Reputation: 806
I am trying to use a loop for iterating through two lists. Unfortunately, the second for loop does not work: it only checks the first item within the list, but not with rest. Could you please tell me why?
Thanks
Lists:
low_cars_engines=['Audi', 'Bentley', 'Bugatti', 'Porsche', 'Skoda']
low_planes_engines=['Pratt & Whitney','Rolls-Royce','GE Aviation']
I would like to add two more columns (Cars and Planes) to my original dataset based on if statements:
import re
df['Cars'] = pd.Series(index = df.index, dtype='object')
df['Planes'] = pd.Series(index = df.index, dtype='object')
for index, row in df.iterrows():
value = row['Engine to check']
for x in low_cars_engines:
if x in value:
print(x)
df.at[index,'Cars'] = 'Yes' # need to keep df.at[index, '_']
break
else:
df.at[index,'Cars'] = 'No' # need to keep df.at[index, '_']
break
for index, row in df.iterrows():
value = row['Engine to check']
for x in low_planes_engines:
if x in value:
df.at[index,'Planes'] = 'Yes'
break
else:
df[index,'Planes'] = 'No'
break
print(df)
The first for loop works fine, but not the second: I am not able to assign a value to an item in the list 'Engine to check' even if it is within the list low_planes_engines (it gives me always No).

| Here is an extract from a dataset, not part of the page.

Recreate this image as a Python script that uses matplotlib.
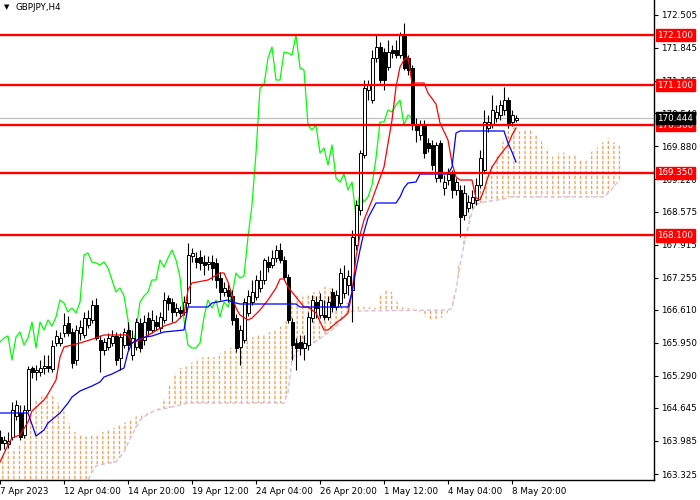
import numpy as np
import matplotlib
matplotlib.use("Agg")
import matplotlib.pyplot as plt
from matplotlib.patches import Polygon
from matplotlib.collections import LineCollection
import matplotlib.transforms as mtransforms

# GBPJPY H4 candles (7 Apr 2023 12:00 .. 9 May 2023 00:00)
opens = [164.065, 163.945, 163.925, 164.065, 164.485, 164.545, 164.105, 164.605, 165.445, 165.365,
         165.365, 165.445, 165.485, 165.425, 165.945, 165.945, 166.145, 166.345, 166.165, 165.605,
         166.145, 166.105, 166.305, 166.405, 166.705, 166.005, 165.805, 165.865, 165.945, 166.085,
         165.645, 165.905, 166.205, 165.705, 165.865, 166.345, 166.005, 166.445, 166.205, 166.365,
         166.245, 166.405, 166.845, 166.765, 166.565, 166.605, 166.565, 166.745, 167.685, 167.645,
         167.665, 167.565, 167.525, 167.565, 167.545, 167.245, 166.965, 167.005, 166.885, 166.445,
         165.865, 166.005, 166.545, 166.765, 166.865, 167.045, 167.205, 167.565, 167.505, 167.645,
         167.805, 167.605, 167.265, 166.365, 165.945, 165.965, 165.845, 165.905, 166.445, 166.765,
         166.505, 166.505, 166.465, 166.965, 166.665, 166.745, 166.945, 167.105, 167.005, 167.905,
         168.605, 169.705, 171.005, 170.805, 171.645, 171.865, 171.765, 171.465, 171.805, 171.805,
         171.705, 172.105, 171.645, 171.445, 170.305, 170.105, 170.305, 169.945, 169.905, 169.245,
         169.945, 169.045, 169.205, 169.345, 169.005, 169.005, 168.505, 168.645, 168.745, 168.805,
         169.105, 169.405, 170.245, 170.305, 170.445, 170.505, 170.605, 170.805, 170.365, 170.405]
highs = [164.205, 164.085, 164.165, 164.765, 164.805, 164.705, 164.705, 165.485, 165.485, 165.505,
         165.605, 165.705, 165.705, 166.005, 166.205, 166.165, 166.545, 166.485, 166.245, 166.305,
         166.405, 166.565, 166.605, 166.805, 166.845, 166.105, 166.045, 166.145, 166.205, 166.165,
         166.145, 166.245, 166.365, 166.205, 166.445, 166.445, 166.505, 166.565, 166.605, 166.505,
         166.565, 166.965, 166.905, 166.845, 166.745, 166.685, 166.885, 167.945, 167.845, 167.765,
         167.805, 167.705, 167.685, 167.705, 167.645, 167.365, 167.165, 167.125, 167.005, 166.525,
         166.305, 166.845, 167.005, 167.205, 167.305, 167.405, 167.645, 167.685, 167.805, 167.905,
         167.945, 167.685, 167.325, 166.445, 166.045, 166.105, 166.105, 166.565, 166.905, 166.885,
         166.945, 166.805, 166.885, 167.045, 167.005, 167.445, 167.505, 167.405, 168.205, 168.805,
         169.805, 171.205, 171.205, 171.805, 172.105, 171.965, 171.845, 172.005, 171.905, 172.005,
         172.165, 172.345, 171.705, 171.505, 170.445, 170.405, 170.405, 170.045, 170.005, 169.965,
         170.005, 169.305, 169.445, 169.405, 169.245, 169.105, 169.105, 168.905, 169.005, 169.245,
         169.805, 170.605, 170.505, 170.905, 170.705, 170.805, 171.065, 170.865, 170.605, 170.505]
lows = [163.805, 163.825, 163.845, 164.005, 164.405, 164.005, 164.045, 164.565, 165.245, 165.205,
        165.285, 165.325, 165.365, 165.365, 165.885, 165.885, 166.065, 166.085, 165.445, 165.505,
        166.005, 166.045, 166.245, 166.345, 166.005, 165.365, 165.705, 165.805, 165.885, 165.505,
        165.405, 165.845, 165.805, 165.605, 165.805, 165.765, 165.905, 166.105, 166.145, 166.205,
        166.165, 166.345, 166.605, 166.365, 166.485, 166.445, 166.505, 166.685, 167.565, 167.445,
        167.405, 167.305, 167.405, 167.205, 167.045, 166.805, 166.885, 166.765, 166.305, 165.765,
        165.505, 165.945, 166.485, 166.705, 166.805, 166.965, 167.125, 167.365, 167.445, 167.565,
        167.545, 167.205, 166.345, 165.605, 165.405, 165.705, 165.605, 165.805, 166.365, 166.445,
        166.445, 166.405, 166.405, 166.565, 166.605, 166.685, 166.845, 166.905, 166.365, 167.805,
        168.505, 169.645, 170.805, 170.745, 171.565, 171.145, 171.005, 171.405, 171.645, 171.645,
        171.645, 171.405, 171.305, 170.205, 169.965, 170.005, 169.645, 169.765, 169.405, 169.165,
        169.165, 168.905, 169.105, 168.845, 168.905, 168.065, 168.405, 168.565, 168.645, 168.705,
        169.045, 169.345, 170.165, 170.245, 170.365, 170.405, 170.505, 170.245, 170.285, 170.365]
closes = [163.945, 164.005, 163.985, 164.605, 164.705, 164.065, 164.605, 165.425, 165.365, 165.405,
          165.445, 165.485, 165.445, 165.885, 166.085, 166.045, 166.305, 166.145, 165.545, 166.205,
          166.265, 166.445, 166.445, 166.705, 166.045, 165.805, 165.965, 166.045, 166.085, 165.605,
          166.065, 166.165, 165.905, 166.045, 166.365, 165.845, 166.365, 166.205, 166.405, 166.285,
          166.465, 166.805, 166.745, 166.565, 166.645, 166.545, 166.765, 167.705, 167.745, 167.565,
          167.545, 167.505, 167.565, 167.445, 167.205, 166.965, 167.045, 166.885, 166.405, 165.845,
          166.205, 166.765, 166.885, 166.965, 167.205, 167.205, 167.605, 167.465, 167.645, 167.805,
          167.605, 167.265, 166.405, 165.905, 165.845, 165.845, 165.945, 166.465, 166.805, 166.645,
          166.805, 166.465, 166.765, 166.665, 166.905, 167.345, 167.245, 167.285, 168.065, 168.705,
          169.745, 171.045, 171.105, 171.645, 171.865, 171.205, 171.205, 171.765, 171.745, 171.705,
          172.105, 171.445, 171.405, 170.305, 170.205, 170.305, 169.745, 169.845, 169.505, 169.905,
          169.245, 169.165, 169.325, 169.005, 169.165, 168.465, 168.945, 168.765, 168.865, 169.105,
          169.645, 170.365, 170.365, 170.605, 170.565, 170.705, 170.805, 170.305, 170.505, 170.444]

# Ichimoku lines (bar index, price)
tenkan_bars = [0, 2, 3, 5, 7, 8, 11, 12, 14, 15, 16, 20, 24, 26, 32, 33, 35, 38, 41, 44, 46, 47, 48,
               52, 55, 56, 57, 58, 59, 60, 62, 63, 65, 67, 69, 70, 71, 72, 74, 76, 77, 79, 81, 82,
               84, 86, 87, 88, 89, 90, 91, 93, 96, 98, 99, 100, 101, 102, 103, 106, 107, 109, 110,
               112, 113, 114, 115, 118, 119, 120, 121, 122, 123, 125, 127, 128, 129]
tenkan_vals = [163.565, 163.905, 164.045, 164.105, 164.365, 164.585, 164.805, 164.925, 165.205,
               165.665, 165.865, 165.945, 166.045, 166.105, 166.105, 165.945, 166.005, 166.145,
               166.285, 166.365, 166.525, 167.005, 167.145, 167.205, 167.345, 167.345, 167.165,
               166.905, 166.645, 166.505, 166.405, 166.445, 166.605, 166.805, 167.045, 167.225,
               167.225, 167.065, 166.865, 166.665, 166.665, 166.545, 166.205, 166.205, 166.345,
               166.465, 166.545, 166.945, 167.665, 168.105, 168.405, 168.805, 169.465, 170.405,
               171.065, 171.465, 171.605, 171.665, 171.145, 171.145, 170.945, 170.725, 170.345,
               170.005, 169.545, 169.265, 169.205, 169.205, 168.845, 168.805, 169.005, 169.265,
               169.465, 169.705, 169.905, 170.105, 170.245]

kijun_bars = [0, 7, 9, 11, 12, 15, 17, 18, 20, 23, 25, 26, 28, 31, 32, 33, 35, 38, 41, 46, 47, 52,
              53, 57, 58, 60, 74, 75, 87, 88, 89, 90, 91, 92, 94, 99, 100, 101, 102, 104, 105, 112,
              113, 114, 115, 126, 127, 128, 129]
kijun_vals = [164.545, 164.545, 164.085, 164.205, 164.345, 164.545, 164.745, 164.865, 164.985,
              165.085, 165.165, 165.265, 165.325, 165.445, 165.765, 165.945, 166.045, 166.085,
              166.165, 166.205, 166.665, 166.665, 166.745, 166.805, 166.765, 166.725, 166.725,
              166.665, 166.665, 166.965, 167.405, 167.805, 168.165, 168.445, 168.745, 168.745,
              168.865, 169.045, 169.145, 169.165, 169.325, 169.325, 169.465, 170.145, 170.185,
              170.185, 169.945, 169.765, 169.565]

span_a_bars = [0, 3, 5, 6, 7, 8, 9, 11, 13, 14, 15, 16, 17, 18, 20, 22, 25, 27, 29, 31, 33, 35, 37,
               39, 40, 41, 42, 43, 45, 47, 49, 51, 54, 55, 58, 62, 66, 69, 71, 72, 73, 74, 76, 78,
               80, 82, 83, 84, 85, 87, 88, 94, 95, 96, 98, 99, 100, 104, 105, 107, 110, 112, 113,
               114, 115, 116, 117, 118, 119, 121, 122, 124, 125, 126, 127, 129, 130, 131, 132, 133,
               135, 136, 137, 138, 139, 140, 141, 142, 144, 145, 146, 147, 148, 149, 150, 151, 152,
               153, 154, 155]
span_a_vals = [163.705, 163.805, 163.905, 164.065, 164.305, 164.645, 164.805, 164.905, 164.905,
               164.805, 164.705, 164.605, 164.405, 164.205, 164.105, 164.065, 164.145, 164.205,
               164.265, 164.345, 164.445, 164.505, 164.545, 164.605, 164.665, 164.805, 165.005,
               165.245, 165.445, 165.485, 165.625, 165.665, 165.665, 165.745, 165.865, 166.045,
               166.125, 166.205, 166.325, 166.445, 166.805, 166.905, 166.865, 166.945, 167.005,
               167.105, 167.005, 166.905, 166.805, 166.745, 166.685, 166.645, 166.885, 167.005,
               166.965, 166.805, 166.665, 166.625, 166.565, 166.425, 166.425, 166.565, 166.705,
               167.205, 167.645, 168.065, 168.405, 168.645, 168.845, 169.145, 169.365, 169.645,
               169.805, 170.045, 170.245, 170.265, 170.165, 170.205, 170.225, 170.185, 170.045,
               169.885, 169.805, 169.685, 169.565, 169.845, 169.745, 169.705, 169.705, 169.605,
               169.545, 169.645, 169.785, 169.805, 169.945, 169.965, 170.045, 169.965, 169.945,
               169.925]

span_b_bars = [0, 21, 22, 23, 24, 26, 29, 31, 32, 33, 35, 37, 39, 42, 44, 47, 71, 72, 73, 74, 77,
               79, 82, 84, 86, 88, 112, 113, 114, 115, 116, 117, 118, 119, 121, 126, 127, 151, 152,
               153, 154, 155]
span_b_vals = [162.905, 162.965, 163.205, 163.365, 163.485, 163.525, 163.565, 163.765, 163.945,
               164.105, 164.405, 164.525, 164.605, 164.645, 164.685, 164.745, 164.745, 164.965,
               165.605, 165.765, 165.865, 165.985, 166.145, 166.265, 166.485, 166.585, 166.605,
               166.645, 167.005, 167.505, 167.905, 168.245, 168.565, 168.725, 168.765, 168.825,
               168.865, 168.865, 168.945, 169.025, 169.125, 169.205]

chikou_shift = 26
levels = [172.100, 171.100, 170.300, 169.350, 168.100]
last_price = 170.444

price_ticks = [172.505, 171.845, 171.185, 170.540, 169.880, 169.220, 168.575, 167.915,
               167.255, 166.610, 165.950, 165.290, 164.645, 163.985, 163.325]
time_ticks = [0, 16, 32, 48, 64, 80, 96, 112, 128]
time_labels = ['7 Apr 2023', '12 Apr 04:00', '14 Apr 20:00', '19 Apr 12:00', '24 Apr 04:00',
               '26 Apr 20:00', '1 May 12:00', '4 May 04:00', '8 May 20:00']

plt.rcParams['font.family'] = ['DejaVu Sans']
plt.rcParams['hatch.linewidth'] = 1.0
fs = 6.3

fig = plt.figure(figsize=(7, 5), dpi=100)
ax = fig.add_axes([0, 0.04, 654 / 700, 0.96])
ax.set_xlim(0, 163.5)
ax.set_ylim(163.205, 172.805)

# cloud: vertical dotted hatch between span A and span B
poly_xy = list(zip(span_a_bars, span_a_vals)) + list(zip(span_b_bars, span_b_vals))[::-1]
cloud = Polygon(poly_xy, closed=True, facecolor='none', edgecolor='#F4A460',
                hatch='|||', linewidth=0, zorder=1)
ax.add_patch(cloud)
stripes = [[(-5, yv), (170, yv)] for yv in np.arange(162.0, 173.0, 0.1)]
lc = LineCollection(stripes, colors='white', linewidths=1.2, zorder=1.2)
ax.add_collection(lc)
lc.set_clip_path(cloud)
ax.plot(span_b_bars, span_b_vals, color='#D8BFD8', lw=1.0, ls=(0, (3, 2)), zorder=1.5)

# current price line
ax.axhline(last_price, color='#C0C0C0', lw=0.9, zorder=2)

# chikou
closes_arr = np.array(closes)
ax.plot(np.arange(len(closes) - chikou_shift), closes_arr[chikou_shift:],
        color='#00FF00', lw=0.9, zorder=2.5)

# candles
idx = np.arange(len(opens))
o = np.array(opens); h = np.array(highs); l = np.array(lows); c = closes_arr
ax.vlines(idx, l, h, color='black', lw=0.8, zorder=3)
body_low = np.minimum(o, c)
body_h = np.maximum(np.abs(c - o), 0.02)
colors = ['white' if cc >= oo else 'black' for oo, cc in zip(o, c)]
ax.bar(idx, body_h, bottom=body_low, width=0.75, color=colors, edgecolor='black',
       linewidth=0.7, zorder=4)

# tenkan / kijun
ax.plot(tenkan_bars, tenkan_vals, color='#FF0000', lw=0.9, zorder=5)
ax.plot(kijun_bars, kijun_vals, color='#0000FF', lw=0.9, zorder=5)

# levels
for lv in levels:
    ax.axhline(lv, color='#FF0000', lw=1.7, zorder=6)

# axes styling
for side in ['top', 'left']:
    ax.spines[side].set_visible(False)
ax.spines['right'].set_linewidth(1.0)
ax.spines['bottom'].set_linewidth(1.0)
ax.yaxis.tick_right()
ax.set_yticks(price_ticks)
ax.set_yticklabels([f'{t:.3f}' for t in price_ticks], fontsize=fs)
ax.tick_params(axis='y', direction='out', length=3, width=0.8, pad=2)
ax.set_xticks(time_ticks)
ax.set_xticklabels(time_labels, fontsize=fs)
for t in ax.get_xticklabels():
    t.set_ha('left')
ax.tick_params(axis='x', direction='out', length=3, width=0.8, pad=2)

trans = mtransforms.blended_transform_factory(ax.transAxes, ax.transData)
for lv in levels:
    ax.text(1.005, lv, f'{lv:.3f}', transform=trans, fontsize=fs, color='white',
            va='center', ha='left', zorder=10, clip_on=False,
            bbox=dict(boxstyle='square,pad=0.2', fc='#FF0000', ec='#FF0000'))
ax.text(1.005, last_price, f'{last_price:.3f}', transform=trans, fontsize=fs, color='white',
        va='center', ha='left', zorder=11, clip_on=False,
        bbox=dict(boxstyle='square,pad=0.2', fc='black', ec='black'))

fig.text(0.006, 0.992, '\u25bc', fontsize=5, va='top', ha='left')
fig.text(0.022, 0.993, 'GBPJPY,H4', fontsize=fs, va='top', ha='left')

fig.savefig('out.png', dpi=100)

Could you please tell me what is wrong and if it would be possible to use only one for loop rather than two? I would prefer to keep the same structure, or keep df.at[index,'_']

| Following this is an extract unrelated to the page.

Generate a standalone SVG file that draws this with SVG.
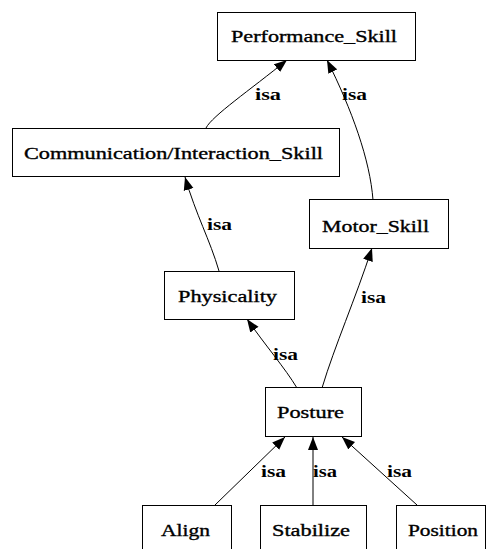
<svg xmlns="http://www.w3.org/2000/svg" width="486" height="549" viewBox="0 0 486 549">
<style>
.box{fill:#fff;stroke:#000;stroke-width:1}
.t{font-family:"Liberation Serif","Times New Roman",serif;font-size:17px;fill:#000;stroke:#000;stroke-width:0.35}
.lbl{font-family:"Liberation Serif","Times New Roman",serif;font-size:17px;font-weight:bold;fill:#000}
.e{fill:none;stroke:#000;stroke-width:1;marker-end:url(#ah)}
</style>
<defs>
<marker id="ah" markerUnits="userSpaceOnUse" markerWidth="14" markerHeight="11" refX="13" refY="5.5" orient="auto">
<path d="M0,0.5 L13,5.5 L0,10.5 z" fill="#000"/>
</marker>
</defs>
<rect width="486" height="549" fill="#fff"/>
<g id="edges">
<path class="e" d="M206,128 C212,116 250,90 287,60"/>
<path class="e" d="M373,200 C370,160 352,110 327,60"/>
<path class="e" d="M219,271 C210,240 196,215 185,177"/>
<path class="e" d="M297,388 C285,368 265,345 247,319"/>
<path class="e" d="M322,388 C335,345 355,300 372,248"/>
<path class="e" d="M215,505 L285,437"/>
<path class="e" d="M313,505 L313,437"/>
<path class="e" d="M417,505 L342,437"/>
<text class="lbl" x="255" y="100" textLength="26" lengthAdjust="spacingAndGlyphs">isa</text>
<text class="lbl" x="342" y="100" textLength="25" lengthAdjust="spacingAndGlyphs">isa</text>
<text class="lbl" x="207" y="230" textLength="25" lengthAdjust="spacingAndGlyphs">isa</text>
<text class="lbl" x="273" y="360" textLength="25" lengthAdjust="spacingAndGlyphs">isa</text>
<text class="lbl" x="361" y="303" textLength="25" lengthAdjust="spacingAndGlyphs">isa</text>
<text class="lbl" x="261" y="477" textLength="25" lengthAdjust="spacingAndGlyphs">isa</text>
<text class="lbl" x="313" y="477" textLength="24" lengthAdjust="spacingAndGlyphs">isa</text>
<text class="lbl" x="387" y="477" textLength="25" lengthAdjust="spacingAndGlyphs">isa</text>
</g>
<g id="Performance_Skill"><rect class="box" x="217.5" y="12.5" width="198" height="48"/><text class="t" x="231" y="42" textLength="166" lengthAdjust="spacingAndGlyphs">Performance_Skill</text></g>
<g id="Communication_Interaction_Skill"><rect class="box" x="12.5" y="128.5" width="327" height="48"/><text class="t" x="24" y="159" textLength="299" lengthAdjust="spacingAndGlyphs">Communication/Interaction_Skill</text></g>
<g id="Motor_Skill"><rect class="box" x="309.5" y="199.5" width="139" height="49"/><text class="t" x="322" y="232" textLength="107" lengthAdjust="spacingAndGlyphs">Motor_Skill</text></g>
<g id="Physicality"><rect class="box" x="164.5" y="271.5" width="130" height="48"/><text class="t" x="178" y="302" textLength="99" lengthAdjust="spacingAndGlyphs">Physicality</text></g>
<g id="Posture"><rect class="box" x="265.5" y="387.5" width="96" height="49"/><text class="t" x="277" y="418" textLength="67" lengthAdjust="spacingAndGlyphs">Posture</text></g>
<g id="Align"><rect class="box" x="142.5" y="505.5" width="89" height="48"/><text class="t" x="161" y="536" textLength="49" lengthAdjust="spacingAndGlyphs">Align</text></g>
<g id="Stabilize"><rect class="box" x="260.5" y="505.5" width="106" height="48"/><text class="t" x="272" y="536" textLength="78" lengthAdjust="spacingAndGlyphs">Stabilize</text></g>
<g id="Position"><rect class="box" x="396.5" y="505.5" width="89" height="48"/><text class="t" x="408" y="536" textLength="70" lengthAdjust="spacingAndGlyphs">Position</text></g>
</svg>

. Right now the second loop print/check only the first item of the list low_planes_engines (i.e. Pratt & Whitney) and does not go through the rest.

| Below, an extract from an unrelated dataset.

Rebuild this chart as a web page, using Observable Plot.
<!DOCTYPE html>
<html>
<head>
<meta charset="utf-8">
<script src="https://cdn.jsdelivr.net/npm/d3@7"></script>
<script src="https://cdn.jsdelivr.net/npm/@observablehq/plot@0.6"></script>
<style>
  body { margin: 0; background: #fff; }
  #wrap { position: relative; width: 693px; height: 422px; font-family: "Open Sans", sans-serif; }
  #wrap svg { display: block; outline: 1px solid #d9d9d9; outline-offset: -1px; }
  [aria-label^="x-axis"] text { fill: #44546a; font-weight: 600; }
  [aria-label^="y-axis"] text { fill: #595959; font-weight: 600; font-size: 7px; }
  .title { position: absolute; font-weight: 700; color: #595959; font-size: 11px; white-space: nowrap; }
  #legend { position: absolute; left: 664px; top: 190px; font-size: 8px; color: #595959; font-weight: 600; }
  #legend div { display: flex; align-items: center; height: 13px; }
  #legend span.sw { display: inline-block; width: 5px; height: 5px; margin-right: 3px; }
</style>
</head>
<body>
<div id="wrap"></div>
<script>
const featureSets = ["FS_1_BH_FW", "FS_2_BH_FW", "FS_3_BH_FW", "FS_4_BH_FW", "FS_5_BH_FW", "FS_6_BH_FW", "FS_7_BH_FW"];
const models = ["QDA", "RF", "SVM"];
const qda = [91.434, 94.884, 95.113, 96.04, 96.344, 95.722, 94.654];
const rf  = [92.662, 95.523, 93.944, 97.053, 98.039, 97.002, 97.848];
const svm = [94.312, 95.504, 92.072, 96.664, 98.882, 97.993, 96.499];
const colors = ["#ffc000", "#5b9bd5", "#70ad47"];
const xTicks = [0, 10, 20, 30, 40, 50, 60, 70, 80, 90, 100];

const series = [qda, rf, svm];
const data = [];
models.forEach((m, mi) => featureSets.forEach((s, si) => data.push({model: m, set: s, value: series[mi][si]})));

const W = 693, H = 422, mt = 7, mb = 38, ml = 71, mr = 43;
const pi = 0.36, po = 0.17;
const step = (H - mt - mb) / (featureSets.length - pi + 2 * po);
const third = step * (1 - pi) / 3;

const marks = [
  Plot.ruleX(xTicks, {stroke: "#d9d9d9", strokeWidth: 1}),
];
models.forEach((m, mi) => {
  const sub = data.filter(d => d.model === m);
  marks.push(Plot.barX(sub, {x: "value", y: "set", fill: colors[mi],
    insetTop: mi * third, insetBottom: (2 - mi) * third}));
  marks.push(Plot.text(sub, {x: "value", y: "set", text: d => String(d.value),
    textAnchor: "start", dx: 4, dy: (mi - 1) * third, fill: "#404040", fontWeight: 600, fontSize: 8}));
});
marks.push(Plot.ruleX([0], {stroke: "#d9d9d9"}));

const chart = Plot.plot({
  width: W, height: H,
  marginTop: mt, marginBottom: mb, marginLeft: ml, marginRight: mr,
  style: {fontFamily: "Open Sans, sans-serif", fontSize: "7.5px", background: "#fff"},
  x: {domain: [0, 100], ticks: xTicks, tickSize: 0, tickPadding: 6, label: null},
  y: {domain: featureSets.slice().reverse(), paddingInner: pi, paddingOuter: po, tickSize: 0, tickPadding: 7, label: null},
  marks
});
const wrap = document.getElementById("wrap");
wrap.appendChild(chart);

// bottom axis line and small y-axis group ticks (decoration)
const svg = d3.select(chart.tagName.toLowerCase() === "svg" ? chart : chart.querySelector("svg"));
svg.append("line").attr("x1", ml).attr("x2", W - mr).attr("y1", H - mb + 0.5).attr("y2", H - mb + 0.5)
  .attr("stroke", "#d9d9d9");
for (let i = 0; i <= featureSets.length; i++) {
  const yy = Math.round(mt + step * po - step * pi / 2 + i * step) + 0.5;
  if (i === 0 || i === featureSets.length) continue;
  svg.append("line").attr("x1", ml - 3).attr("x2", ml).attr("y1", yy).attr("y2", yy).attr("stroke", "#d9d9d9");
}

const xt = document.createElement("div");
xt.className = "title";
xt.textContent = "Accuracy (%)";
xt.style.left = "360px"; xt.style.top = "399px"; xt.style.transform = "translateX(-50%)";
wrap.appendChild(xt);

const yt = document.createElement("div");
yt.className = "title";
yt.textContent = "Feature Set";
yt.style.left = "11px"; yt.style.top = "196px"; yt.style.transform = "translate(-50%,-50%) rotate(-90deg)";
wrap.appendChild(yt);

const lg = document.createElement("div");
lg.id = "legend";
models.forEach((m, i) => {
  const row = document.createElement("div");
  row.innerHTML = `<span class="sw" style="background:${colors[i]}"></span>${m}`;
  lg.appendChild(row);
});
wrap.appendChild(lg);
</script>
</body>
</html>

Since the dataset is similar to:
Audi
CFM International
Rolls-Royce
Bentley
Volkswagen
Toyota
Suzuki
Porsche
and it does not include that element, all the rows under Planes
are set to No
.
Upvotes: 0
Views: 88
Reputation: 57033
You should not use loops when you work with Pandas. DataFrames are not designed to be accessed sequentially. You need some NumPy, though:
import numpy as np
df['Cars'] = np.where(df['Engine to check'].isin(low_cars_engines), 'Yes', 'No')
df['Planes'] = np.where(df['Engine to check'].isin(low_planes_engines), 'Yes', 'No')
Result:
# Engine to check Cars Planes
# 0 Audi Yes No
# 1 CFM International No No
# 2 Rolls-Royce No Yes
# 3 Bentley Yes No
# 4 Volkswagen No No
# 5 Toyota No No
# 6 Suzuki No No
# 7 Porsche Yes No
You probably should not use "Yes" and "No," either. Use boolean values True
and False
instead, as they are easier to work with in the future:
df['Cars'] = df['Engine to check'].isin(low_cars_engines)
df['Planes'] = df['Engine to check'].isin(low_planes_engines)
Finally, if everything in the DataFrame is strictly a car or a plane, only one column is required. The other will be the complement.
Upvotes: 3
Reputation: 4021
You have an additional space here
row['Engine to check ']
Try changing it to
row['Engine to check']
Upvotes: 1